=== Task details ===
Can you output, word for word, the lines between the one holding "What TikZ code" and the one holding "(2,1) -- plot[domain=2:0,samples=40]", inclusive, leaving out any pictures?

Code that draws figures:
══════════════════════════════

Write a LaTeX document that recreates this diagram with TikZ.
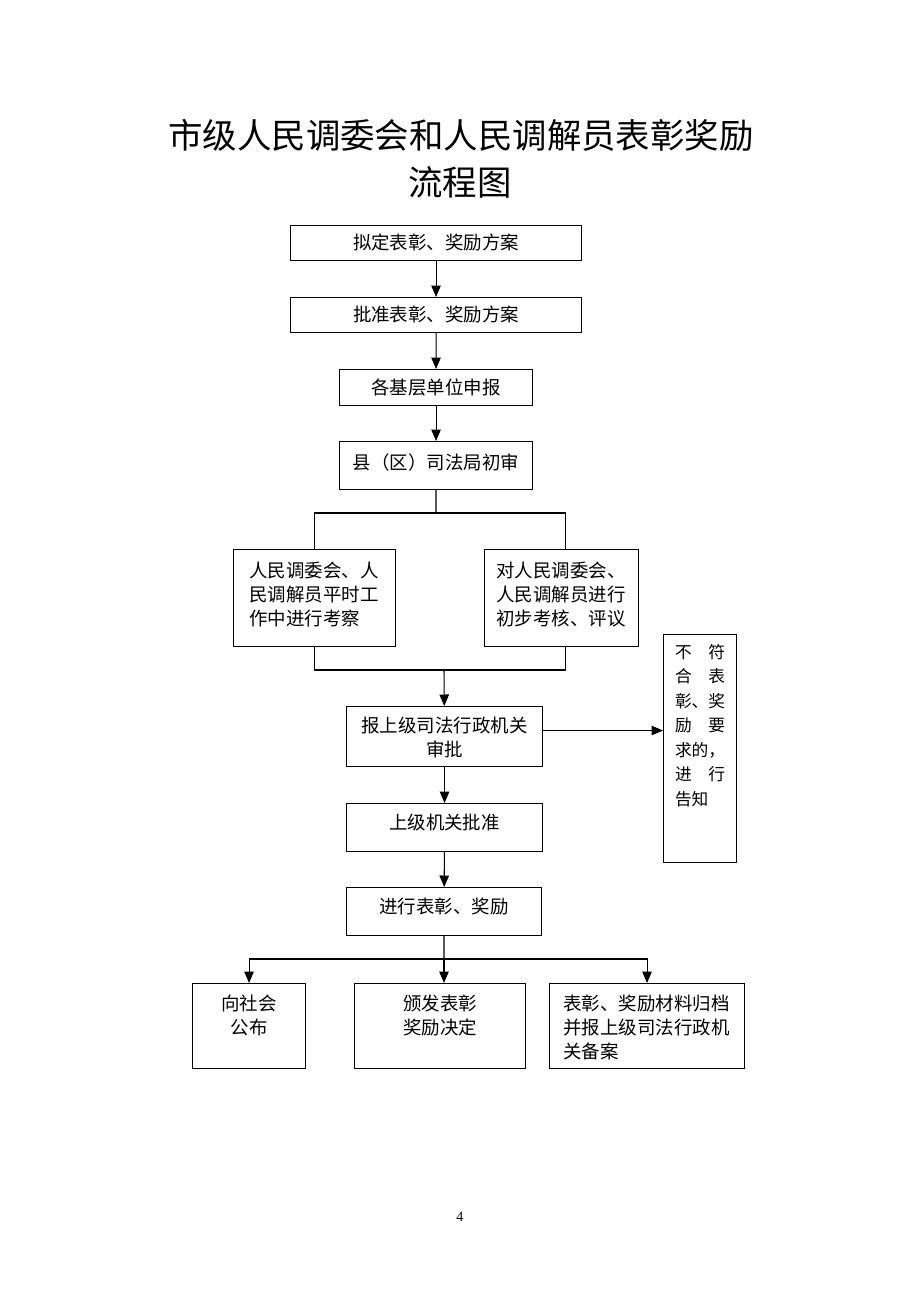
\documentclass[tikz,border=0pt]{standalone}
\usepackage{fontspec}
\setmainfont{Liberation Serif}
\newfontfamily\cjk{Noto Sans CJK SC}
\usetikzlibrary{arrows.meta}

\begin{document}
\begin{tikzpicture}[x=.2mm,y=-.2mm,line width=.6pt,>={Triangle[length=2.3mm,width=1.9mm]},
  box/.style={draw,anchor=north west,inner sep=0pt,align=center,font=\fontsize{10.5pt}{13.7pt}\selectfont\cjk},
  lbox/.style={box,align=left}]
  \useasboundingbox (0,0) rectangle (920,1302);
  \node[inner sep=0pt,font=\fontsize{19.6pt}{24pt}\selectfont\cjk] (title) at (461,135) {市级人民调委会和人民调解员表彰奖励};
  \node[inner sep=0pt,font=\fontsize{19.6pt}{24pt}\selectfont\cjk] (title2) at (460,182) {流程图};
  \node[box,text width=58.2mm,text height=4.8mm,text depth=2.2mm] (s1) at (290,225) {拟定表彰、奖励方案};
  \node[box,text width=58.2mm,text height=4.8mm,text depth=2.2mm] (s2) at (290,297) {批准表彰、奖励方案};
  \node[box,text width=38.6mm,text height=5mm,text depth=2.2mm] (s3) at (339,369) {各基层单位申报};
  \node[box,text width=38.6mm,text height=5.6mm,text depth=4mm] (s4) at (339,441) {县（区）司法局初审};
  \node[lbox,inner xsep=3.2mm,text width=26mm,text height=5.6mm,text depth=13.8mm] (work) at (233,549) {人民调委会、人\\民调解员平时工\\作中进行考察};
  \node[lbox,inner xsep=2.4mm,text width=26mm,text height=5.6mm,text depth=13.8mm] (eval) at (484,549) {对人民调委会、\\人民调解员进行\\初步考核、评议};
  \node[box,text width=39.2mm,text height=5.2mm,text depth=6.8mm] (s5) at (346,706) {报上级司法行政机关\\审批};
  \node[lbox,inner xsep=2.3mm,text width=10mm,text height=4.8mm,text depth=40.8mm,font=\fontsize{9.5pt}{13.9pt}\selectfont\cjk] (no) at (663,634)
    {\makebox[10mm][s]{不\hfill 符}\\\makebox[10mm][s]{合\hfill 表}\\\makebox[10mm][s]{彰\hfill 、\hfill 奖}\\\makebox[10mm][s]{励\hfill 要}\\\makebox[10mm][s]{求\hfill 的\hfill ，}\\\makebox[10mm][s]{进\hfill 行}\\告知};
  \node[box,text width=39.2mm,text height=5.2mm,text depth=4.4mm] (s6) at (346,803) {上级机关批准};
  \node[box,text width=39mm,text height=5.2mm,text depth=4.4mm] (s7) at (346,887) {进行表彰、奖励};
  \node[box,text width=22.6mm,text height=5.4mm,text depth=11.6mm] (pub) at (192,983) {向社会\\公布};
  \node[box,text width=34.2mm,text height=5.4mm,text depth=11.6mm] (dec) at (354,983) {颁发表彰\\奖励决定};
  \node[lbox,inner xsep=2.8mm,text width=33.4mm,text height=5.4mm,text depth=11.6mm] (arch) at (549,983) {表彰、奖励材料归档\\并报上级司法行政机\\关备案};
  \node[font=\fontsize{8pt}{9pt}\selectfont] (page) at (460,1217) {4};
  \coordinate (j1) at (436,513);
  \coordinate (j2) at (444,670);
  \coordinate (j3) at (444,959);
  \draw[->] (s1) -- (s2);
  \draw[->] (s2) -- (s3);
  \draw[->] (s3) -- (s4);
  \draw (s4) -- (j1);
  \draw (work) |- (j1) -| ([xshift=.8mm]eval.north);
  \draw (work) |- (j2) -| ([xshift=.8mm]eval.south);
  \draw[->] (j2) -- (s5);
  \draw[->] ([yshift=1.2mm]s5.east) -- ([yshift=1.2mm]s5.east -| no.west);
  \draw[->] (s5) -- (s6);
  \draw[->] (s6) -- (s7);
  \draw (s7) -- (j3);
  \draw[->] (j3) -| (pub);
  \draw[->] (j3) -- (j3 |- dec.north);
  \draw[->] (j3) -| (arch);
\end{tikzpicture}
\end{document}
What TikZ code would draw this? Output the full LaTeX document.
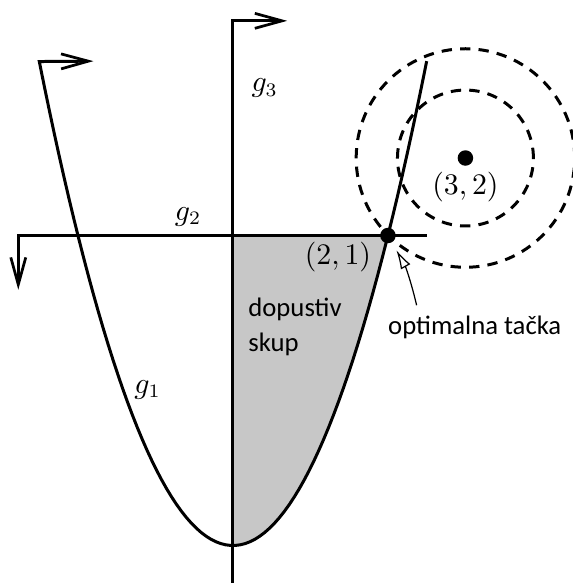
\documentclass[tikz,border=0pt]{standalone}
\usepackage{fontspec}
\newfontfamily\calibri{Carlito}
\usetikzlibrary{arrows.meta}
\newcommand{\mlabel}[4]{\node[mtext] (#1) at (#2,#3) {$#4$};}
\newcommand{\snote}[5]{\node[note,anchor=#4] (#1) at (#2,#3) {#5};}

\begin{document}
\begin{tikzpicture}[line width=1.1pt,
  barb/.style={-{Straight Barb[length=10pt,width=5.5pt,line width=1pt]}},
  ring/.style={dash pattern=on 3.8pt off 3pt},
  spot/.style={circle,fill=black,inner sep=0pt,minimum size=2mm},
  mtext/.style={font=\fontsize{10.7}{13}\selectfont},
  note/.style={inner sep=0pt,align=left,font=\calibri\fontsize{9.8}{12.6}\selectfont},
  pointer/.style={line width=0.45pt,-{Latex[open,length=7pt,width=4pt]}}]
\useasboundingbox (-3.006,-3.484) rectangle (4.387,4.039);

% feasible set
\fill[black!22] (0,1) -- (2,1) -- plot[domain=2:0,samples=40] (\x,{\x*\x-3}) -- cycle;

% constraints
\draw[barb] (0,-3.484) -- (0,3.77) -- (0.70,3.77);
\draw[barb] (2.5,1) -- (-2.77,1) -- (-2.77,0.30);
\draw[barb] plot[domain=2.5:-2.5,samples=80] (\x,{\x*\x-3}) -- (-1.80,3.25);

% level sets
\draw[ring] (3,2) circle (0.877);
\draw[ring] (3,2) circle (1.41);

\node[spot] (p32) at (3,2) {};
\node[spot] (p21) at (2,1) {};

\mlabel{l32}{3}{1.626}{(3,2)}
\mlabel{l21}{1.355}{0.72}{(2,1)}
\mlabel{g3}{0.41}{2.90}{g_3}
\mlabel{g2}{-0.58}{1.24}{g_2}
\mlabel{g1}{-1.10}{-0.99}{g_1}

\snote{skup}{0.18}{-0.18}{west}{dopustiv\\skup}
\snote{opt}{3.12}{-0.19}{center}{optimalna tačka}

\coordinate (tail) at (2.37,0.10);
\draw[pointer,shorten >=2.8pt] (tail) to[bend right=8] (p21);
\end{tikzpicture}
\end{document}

══════════════════════════════

=== Reply ===
What TikZ code would draw this? Output the full LaTeX document.
\documentclass[tikz,border=0pt]{standalone}
\usepackage{fontspec}
\newfontfamily\calibri{Carlito}
\usetikzlibrary{arrows.meta}
\newcommand{\mlabel}[4]{\node[mtext] (#1) at (#2,#3) {$#4$};}
\newcommand{\snote}[5]{\node[note,anchor=#4] (#1) at (#2,#3) {#5};}

\begin{document}
\begin{tikzpicture}[line width=1.1pt,
  barb/.style={-{Straight Barb[length=10pt,width=5.5pt,line width=1pt]}},
  ring/.style={dash pattern=on 3.8pt off 3pt},
  spot/.style={circle,fill=black,inner sep=0pt,minimum size=2mm},
  mtext/.style={font=\fontsize{10.7}{13}\selectfont},
  note/.style={inner sep=0pt,align=left,font=\calibri\fontsize{9.8}{12.6}\selectfont},
  pointer/.style={line width=0.45pt,-{Latex[open,length=7pt,width=4pt]}}]
\useasboundingbox (-3.006,-3.484) rectangle (4.387,4.039);

% feasible set
\fill[black!22] (0,1) -- (2,1) -- plot[domain=2:0,samples=40] (\x,{\x*\x-3}) -- cycle;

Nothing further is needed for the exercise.